- **BRIEF**
Within the data that follows, set down exactly the lines from the one containing "What React, TypeScript" through the one containing "Chart.register(...registerables);", both ends included.

- **DATASET ENTRIES**

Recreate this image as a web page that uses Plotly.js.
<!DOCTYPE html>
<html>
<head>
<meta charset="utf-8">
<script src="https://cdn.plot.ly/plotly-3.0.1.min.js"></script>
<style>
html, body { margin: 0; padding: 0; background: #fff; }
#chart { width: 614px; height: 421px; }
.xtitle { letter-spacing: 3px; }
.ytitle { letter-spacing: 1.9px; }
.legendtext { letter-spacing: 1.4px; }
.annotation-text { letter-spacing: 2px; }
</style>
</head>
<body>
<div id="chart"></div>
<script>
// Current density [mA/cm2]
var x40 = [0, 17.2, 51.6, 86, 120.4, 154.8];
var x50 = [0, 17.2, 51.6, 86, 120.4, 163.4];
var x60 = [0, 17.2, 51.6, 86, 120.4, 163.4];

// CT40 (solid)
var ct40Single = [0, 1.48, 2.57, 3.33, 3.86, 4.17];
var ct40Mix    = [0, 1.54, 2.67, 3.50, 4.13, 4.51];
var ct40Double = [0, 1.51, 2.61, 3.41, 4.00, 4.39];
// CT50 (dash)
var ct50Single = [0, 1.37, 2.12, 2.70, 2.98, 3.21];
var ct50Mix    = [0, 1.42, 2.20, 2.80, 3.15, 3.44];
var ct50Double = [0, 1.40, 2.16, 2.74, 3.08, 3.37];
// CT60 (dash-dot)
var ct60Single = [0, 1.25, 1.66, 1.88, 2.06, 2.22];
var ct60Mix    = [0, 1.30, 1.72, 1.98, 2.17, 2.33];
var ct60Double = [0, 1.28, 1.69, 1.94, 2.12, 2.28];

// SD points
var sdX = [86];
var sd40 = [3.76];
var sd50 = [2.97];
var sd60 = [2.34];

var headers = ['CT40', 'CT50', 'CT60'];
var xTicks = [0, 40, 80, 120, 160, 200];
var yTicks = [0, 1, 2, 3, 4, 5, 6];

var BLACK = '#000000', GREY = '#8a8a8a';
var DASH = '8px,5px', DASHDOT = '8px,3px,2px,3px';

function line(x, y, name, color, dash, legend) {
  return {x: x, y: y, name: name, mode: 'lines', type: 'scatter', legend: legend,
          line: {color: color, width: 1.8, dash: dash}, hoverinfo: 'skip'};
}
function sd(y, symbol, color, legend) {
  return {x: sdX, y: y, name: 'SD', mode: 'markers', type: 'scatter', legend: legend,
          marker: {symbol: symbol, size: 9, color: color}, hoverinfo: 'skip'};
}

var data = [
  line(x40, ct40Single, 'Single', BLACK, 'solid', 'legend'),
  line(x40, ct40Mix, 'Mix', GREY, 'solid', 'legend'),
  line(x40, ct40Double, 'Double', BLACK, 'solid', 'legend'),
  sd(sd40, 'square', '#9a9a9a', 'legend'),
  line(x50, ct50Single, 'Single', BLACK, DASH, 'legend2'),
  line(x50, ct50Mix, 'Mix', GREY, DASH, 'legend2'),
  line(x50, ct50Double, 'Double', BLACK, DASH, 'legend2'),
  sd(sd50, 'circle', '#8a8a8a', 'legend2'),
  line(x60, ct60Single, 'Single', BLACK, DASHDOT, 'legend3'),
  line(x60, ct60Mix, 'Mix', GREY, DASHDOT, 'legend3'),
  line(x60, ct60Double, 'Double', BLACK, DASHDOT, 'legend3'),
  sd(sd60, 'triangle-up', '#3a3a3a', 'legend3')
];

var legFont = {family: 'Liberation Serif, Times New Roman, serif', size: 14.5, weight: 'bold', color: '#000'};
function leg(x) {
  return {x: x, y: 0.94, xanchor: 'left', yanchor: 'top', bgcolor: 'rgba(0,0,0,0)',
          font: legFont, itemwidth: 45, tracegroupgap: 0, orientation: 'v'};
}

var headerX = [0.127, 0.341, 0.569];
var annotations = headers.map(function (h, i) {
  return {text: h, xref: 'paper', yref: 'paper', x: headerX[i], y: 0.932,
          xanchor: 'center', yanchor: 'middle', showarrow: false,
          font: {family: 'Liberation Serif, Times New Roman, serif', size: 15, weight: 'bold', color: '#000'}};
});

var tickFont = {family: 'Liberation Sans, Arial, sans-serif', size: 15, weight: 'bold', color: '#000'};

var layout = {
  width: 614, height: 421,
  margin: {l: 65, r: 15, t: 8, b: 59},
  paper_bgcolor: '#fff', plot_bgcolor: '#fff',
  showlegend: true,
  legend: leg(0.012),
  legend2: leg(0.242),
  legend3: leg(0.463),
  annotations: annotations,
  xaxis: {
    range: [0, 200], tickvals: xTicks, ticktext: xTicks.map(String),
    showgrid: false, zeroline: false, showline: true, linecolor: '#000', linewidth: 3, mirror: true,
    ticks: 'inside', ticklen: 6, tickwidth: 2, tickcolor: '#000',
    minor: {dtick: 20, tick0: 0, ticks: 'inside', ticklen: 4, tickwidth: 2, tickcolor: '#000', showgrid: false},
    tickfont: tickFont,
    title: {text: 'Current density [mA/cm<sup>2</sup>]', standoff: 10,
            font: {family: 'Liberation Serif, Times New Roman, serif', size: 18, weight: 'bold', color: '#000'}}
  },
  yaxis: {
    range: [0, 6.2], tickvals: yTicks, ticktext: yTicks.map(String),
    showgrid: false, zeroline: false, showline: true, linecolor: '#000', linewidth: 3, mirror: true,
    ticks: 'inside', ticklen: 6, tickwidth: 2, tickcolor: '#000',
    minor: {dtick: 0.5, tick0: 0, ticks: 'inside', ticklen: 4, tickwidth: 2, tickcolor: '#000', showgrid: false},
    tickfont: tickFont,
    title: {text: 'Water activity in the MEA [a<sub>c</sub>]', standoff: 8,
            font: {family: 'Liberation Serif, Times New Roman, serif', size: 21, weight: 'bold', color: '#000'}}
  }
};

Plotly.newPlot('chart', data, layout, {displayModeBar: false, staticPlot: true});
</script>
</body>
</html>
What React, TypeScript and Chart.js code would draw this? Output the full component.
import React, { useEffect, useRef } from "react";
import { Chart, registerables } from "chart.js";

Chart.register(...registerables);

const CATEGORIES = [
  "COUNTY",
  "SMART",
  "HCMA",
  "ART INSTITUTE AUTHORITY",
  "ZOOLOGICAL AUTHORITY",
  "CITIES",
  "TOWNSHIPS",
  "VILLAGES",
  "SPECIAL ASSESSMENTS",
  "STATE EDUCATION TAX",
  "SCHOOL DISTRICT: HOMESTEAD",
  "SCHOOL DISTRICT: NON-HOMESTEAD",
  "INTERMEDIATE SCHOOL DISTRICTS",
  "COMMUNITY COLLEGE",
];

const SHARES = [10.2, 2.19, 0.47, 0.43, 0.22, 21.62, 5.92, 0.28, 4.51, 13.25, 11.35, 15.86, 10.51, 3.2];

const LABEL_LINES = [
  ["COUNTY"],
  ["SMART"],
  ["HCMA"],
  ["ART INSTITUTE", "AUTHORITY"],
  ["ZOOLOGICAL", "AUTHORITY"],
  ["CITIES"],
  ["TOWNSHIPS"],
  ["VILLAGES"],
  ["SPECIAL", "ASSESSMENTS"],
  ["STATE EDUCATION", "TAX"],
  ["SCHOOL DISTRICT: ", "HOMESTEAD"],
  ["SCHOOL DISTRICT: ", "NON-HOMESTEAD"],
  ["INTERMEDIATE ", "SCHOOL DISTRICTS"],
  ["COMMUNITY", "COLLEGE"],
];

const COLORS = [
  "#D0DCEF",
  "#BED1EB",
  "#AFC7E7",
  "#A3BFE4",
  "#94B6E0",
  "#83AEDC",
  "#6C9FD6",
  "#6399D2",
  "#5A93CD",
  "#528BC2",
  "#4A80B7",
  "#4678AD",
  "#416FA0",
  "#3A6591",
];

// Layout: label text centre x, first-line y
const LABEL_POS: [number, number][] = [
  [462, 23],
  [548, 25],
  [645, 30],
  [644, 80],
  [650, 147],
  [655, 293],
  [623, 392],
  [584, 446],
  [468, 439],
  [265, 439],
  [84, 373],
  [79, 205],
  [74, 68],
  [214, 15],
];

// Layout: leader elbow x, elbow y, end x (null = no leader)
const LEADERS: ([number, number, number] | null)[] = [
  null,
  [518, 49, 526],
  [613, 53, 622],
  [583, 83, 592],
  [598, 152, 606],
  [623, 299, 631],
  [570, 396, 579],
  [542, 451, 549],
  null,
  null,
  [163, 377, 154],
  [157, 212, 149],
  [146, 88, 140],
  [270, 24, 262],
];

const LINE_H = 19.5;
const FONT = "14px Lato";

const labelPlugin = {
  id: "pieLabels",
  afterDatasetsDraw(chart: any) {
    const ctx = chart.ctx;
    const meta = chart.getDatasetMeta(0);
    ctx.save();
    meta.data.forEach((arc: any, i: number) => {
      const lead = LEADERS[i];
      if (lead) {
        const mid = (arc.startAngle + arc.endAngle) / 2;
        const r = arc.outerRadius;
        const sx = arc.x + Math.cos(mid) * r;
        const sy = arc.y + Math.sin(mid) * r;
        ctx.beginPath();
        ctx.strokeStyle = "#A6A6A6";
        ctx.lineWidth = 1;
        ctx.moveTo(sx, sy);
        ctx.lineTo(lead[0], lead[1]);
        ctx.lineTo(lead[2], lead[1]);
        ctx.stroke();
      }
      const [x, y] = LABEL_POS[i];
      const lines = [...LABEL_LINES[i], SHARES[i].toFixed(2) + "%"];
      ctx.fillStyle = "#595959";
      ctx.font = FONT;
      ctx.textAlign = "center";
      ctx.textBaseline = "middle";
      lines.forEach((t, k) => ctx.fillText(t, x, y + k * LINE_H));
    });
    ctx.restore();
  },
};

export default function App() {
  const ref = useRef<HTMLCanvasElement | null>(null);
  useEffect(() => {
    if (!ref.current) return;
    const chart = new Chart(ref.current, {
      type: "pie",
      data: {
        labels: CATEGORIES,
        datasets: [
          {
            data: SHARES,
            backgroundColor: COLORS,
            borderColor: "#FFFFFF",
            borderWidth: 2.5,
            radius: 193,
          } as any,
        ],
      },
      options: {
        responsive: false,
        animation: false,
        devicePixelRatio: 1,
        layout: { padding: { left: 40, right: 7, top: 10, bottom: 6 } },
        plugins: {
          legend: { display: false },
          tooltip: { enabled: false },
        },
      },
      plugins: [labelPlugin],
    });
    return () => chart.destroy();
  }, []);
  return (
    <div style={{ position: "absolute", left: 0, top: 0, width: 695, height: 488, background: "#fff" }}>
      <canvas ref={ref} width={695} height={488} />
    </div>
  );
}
---
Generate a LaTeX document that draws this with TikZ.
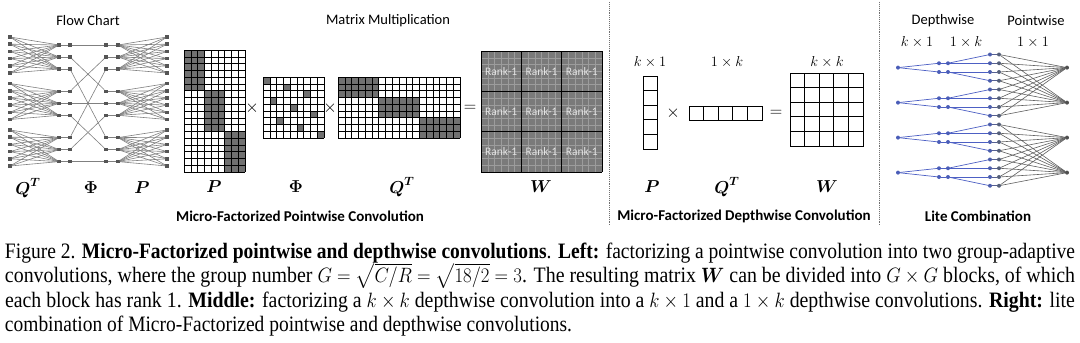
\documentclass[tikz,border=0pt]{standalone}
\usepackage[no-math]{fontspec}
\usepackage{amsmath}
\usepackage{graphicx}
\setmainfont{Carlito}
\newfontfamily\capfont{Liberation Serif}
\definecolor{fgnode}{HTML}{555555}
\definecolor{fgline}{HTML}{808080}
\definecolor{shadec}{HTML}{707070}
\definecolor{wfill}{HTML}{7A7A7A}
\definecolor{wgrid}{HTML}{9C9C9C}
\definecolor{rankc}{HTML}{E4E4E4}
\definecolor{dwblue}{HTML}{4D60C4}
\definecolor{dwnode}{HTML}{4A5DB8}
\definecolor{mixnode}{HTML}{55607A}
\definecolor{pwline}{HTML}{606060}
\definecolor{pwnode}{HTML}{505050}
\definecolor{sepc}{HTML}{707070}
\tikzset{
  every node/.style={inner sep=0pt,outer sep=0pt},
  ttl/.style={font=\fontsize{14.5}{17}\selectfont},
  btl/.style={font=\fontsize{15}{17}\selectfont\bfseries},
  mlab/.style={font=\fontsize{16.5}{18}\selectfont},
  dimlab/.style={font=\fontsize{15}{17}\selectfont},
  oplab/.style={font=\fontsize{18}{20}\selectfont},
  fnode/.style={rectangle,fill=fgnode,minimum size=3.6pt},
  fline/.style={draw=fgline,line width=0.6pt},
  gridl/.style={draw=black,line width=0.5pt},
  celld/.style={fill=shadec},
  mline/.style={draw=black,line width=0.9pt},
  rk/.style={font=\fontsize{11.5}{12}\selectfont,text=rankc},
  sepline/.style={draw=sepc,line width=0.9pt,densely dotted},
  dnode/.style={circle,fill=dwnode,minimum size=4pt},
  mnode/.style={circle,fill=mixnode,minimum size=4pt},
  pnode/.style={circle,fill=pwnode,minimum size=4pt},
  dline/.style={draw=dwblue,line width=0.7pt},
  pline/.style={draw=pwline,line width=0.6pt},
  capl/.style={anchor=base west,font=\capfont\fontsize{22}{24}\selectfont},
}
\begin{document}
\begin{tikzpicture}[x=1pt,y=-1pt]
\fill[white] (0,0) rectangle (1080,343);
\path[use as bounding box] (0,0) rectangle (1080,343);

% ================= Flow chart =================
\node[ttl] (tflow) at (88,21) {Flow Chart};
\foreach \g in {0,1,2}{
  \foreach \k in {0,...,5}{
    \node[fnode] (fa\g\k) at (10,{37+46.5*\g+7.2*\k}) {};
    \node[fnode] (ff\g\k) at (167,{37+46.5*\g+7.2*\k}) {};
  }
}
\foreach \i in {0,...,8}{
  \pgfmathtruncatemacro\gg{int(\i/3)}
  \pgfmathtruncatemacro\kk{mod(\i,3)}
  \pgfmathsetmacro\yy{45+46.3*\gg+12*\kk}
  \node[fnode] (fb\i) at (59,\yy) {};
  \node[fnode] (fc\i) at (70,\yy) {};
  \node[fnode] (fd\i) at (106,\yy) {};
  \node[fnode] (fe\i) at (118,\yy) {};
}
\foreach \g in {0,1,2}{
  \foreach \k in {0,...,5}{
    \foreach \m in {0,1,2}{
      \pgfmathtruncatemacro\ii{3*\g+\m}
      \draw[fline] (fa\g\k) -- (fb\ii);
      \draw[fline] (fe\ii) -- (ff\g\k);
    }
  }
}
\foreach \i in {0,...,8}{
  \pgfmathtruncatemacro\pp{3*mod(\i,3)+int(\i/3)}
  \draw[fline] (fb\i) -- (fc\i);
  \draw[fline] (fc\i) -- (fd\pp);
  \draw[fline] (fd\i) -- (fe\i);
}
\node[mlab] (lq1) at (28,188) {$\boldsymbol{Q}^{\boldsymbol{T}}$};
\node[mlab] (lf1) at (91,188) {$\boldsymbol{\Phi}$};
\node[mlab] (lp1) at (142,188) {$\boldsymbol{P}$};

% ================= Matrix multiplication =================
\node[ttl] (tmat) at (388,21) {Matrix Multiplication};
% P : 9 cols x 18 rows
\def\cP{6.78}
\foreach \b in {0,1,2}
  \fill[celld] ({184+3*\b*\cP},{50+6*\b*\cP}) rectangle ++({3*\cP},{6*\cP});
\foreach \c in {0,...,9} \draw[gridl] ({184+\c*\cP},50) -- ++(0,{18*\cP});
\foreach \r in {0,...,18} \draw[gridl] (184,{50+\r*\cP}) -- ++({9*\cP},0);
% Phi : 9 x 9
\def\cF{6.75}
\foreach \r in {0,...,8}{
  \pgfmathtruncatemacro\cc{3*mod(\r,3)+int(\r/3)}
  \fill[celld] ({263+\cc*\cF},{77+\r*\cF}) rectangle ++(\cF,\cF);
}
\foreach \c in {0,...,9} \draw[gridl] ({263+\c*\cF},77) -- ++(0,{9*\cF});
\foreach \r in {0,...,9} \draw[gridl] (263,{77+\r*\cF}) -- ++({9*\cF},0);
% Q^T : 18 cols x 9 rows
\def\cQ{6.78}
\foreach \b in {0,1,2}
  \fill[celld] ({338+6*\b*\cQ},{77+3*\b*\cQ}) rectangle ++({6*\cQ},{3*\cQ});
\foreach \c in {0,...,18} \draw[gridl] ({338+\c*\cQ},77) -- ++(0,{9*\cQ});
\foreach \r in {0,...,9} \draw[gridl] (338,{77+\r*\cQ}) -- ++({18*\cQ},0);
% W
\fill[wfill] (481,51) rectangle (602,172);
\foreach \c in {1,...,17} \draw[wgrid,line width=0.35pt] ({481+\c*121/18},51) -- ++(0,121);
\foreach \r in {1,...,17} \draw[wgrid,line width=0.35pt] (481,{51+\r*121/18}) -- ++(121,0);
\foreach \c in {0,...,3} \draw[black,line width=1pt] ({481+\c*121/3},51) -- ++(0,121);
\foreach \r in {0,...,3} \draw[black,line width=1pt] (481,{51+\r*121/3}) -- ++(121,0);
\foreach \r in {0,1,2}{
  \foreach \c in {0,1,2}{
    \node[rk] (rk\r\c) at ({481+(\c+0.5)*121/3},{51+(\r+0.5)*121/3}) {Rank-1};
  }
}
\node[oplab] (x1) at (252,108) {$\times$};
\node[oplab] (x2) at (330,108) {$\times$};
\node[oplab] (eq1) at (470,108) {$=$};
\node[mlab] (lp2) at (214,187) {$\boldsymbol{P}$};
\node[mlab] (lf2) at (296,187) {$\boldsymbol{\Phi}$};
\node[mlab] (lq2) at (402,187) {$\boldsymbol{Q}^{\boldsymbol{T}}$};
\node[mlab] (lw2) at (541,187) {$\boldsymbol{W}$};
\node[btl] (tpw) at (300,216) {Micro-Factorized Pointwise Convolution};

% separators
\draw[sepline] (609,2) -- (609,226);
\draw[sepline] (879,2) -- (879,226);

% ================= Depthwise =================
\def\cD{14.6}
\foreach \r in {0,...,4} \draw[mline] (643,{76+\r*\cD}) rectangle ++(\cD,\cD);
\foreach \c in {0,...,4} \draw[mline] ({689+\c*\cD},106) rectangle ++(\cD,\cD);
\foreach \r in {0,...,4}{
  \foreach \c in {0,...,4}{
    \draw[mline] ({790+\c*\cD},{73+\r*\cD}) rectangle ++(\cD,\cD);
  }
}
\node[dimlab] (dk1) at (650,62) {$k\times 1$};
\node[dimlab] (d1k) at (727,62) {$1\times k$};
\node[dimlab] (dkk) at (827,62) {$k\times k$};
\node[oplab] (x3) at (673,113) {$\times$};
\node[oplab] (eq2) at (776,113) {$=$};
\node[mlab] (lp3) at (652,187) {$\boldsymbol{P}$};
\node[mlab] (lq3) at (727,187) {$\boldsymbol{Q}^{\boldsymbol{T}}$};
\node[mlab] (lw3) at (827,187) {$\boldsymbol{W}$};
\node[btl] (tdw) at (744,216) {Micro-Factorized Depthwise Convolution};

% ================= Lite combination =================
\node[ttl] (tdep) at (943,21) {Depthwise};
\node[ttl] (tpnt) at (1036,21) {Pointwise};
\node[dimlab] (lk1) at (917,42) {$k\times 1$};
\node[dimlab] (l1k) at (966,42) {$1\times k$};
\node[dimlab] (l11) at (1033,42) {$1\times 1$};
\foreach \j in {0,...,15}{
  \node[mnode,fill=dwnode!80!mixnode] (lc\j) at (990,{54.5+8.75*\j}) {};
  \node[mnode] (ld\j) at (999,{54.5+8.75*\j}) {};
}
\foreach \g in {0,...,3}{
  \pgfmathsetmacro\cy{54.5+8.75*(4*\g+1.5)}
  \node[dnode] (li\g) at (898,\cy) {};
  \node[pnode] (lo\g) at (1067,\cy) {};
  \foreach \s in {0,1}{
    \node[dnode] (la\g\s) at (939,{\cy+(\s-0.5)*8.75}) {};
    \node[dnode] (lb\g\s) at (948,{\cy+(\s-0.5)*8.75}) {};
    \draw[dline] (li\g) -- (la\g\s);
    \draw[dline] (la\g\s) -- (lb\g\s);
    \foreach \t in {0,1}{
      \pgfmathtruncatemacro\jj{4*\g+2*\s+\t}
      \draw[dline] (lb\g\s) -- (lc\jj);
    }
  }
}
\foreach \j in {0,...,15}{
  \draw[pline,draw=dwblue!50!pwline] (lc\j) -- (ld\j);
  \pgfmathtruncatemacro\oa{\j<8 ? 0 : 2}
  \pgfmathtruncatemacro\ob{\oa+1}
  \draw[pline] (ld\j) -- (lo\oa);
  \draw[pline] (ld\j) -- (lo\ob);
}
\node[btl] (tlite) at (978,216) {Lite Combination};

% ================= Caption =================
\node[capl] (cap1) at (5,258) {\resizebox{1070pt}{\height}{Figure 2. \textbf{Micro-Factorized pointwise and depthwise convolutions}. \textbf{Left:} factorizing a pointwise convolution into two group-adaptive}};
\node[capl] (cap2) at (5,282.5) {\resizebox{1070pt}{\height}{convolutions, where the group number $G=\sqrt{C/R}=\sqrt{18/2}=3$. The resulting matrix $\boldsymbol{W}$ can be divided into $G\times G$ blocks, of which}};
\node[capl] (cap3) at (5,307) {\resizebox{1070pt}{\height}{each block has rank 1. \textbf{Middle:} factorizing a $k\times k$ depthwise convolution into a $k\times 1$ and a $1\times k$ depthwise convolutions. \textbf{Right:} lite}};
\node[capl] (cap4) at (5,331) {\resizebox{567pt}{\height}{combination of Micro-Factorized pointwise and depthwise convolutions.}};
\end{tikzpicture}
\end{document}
==
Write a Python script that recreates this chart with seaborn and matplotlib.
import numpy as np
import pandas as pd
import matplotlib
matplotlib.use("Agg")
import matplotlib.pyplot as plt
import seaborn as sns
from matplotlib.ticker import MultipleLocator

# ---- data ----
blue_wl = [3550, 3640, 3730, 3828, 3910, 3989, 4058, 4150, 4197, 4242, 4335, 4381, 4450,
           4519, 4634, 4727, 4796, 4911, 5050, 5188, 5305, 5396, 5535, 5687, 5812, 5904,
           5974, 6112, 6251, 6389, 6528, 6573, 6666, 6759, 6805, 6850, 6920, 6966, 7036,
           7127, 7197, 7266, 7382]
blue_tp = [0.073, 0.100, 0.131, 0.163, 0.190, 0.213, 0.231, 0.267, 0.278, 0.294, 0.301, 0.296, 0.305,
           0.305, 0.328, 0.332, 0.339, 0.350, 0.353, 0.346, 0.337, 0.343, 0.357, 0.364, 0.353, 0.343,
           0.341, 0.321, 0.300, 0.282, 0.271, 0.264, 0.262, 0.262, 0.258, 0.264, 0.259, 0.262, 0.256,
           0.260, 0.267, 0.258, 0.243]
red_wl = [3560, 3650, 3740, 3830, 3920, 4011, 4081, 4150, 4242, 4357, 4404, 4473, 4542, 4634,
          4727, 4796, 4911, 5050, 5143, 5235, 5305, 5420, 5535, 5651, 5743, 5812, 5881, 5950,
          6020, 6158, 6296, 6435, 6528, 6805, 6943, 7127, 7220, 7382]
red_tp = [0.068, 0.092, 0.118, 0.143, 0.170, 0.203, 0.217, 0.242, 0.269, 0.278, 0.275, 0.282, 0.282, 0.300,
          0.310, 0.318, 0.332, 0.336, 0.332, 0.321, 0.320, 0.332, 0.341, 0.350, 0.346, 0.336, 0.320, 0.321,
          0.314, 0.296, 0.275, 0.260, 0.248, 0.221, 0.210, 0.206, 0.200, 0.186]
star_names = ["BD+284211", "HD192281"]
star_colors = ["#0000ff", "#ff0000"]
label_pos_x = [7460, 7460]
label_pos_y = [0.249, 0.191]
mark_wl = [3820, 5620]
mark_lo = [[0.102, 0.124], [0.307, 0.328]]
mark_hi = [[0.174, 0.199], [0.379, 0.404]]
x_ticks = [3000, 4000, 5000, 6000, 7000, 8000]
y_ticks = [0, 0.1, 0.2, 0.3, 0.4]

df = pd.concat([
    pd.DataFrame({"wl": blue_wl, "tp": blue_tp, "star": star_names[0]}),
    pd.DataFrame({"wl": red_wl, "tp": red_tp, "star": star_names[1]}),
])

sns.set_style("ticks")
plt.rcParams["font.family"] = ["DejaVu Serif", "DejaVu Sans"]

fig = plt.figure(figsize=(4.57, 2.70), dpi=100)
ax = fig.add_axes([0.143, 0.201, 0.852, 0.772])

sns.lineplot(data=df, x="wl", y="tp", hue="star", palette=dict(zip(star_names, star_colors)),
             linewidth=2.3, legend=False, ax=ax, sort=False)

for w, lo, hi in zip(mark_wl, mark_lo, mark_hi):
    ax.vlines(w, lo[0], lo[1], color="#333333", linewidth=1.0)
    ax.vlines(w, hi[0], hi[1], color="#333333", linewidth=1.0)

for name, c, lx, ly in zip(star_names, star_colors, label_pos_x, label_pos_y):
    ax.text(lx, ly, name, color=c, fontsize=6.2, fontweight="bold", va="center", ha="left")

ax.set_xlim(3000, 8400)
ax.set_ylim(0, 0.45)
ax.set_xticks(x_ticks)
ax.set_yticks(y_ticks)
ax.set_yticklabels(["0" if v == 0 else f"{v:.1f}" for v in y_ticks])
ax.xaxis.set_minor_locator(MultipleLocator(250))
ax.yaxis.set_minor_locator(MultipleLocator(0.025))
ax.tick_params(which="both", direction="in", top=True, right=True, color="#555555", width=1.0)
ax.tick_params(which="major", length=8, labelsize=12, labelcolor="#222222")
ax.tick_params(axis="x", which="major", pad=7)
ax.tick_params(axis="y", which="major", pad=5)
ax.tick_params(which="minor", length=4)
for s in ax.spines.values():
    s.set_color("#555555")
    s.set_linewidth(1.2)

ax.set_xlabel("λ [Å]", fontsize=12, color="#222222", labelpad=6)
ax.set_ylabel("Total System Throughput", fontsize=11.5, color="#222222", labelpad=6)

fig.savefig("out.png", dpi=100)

- **OUTPUT OF THE TASK**
What React, TypeScript and Chart.js code would draw this? Output the full component.
import React, { useEffect, useRef } from "react";
import { Chart, registerables } from "chart.js";

Chart.register(...registerables);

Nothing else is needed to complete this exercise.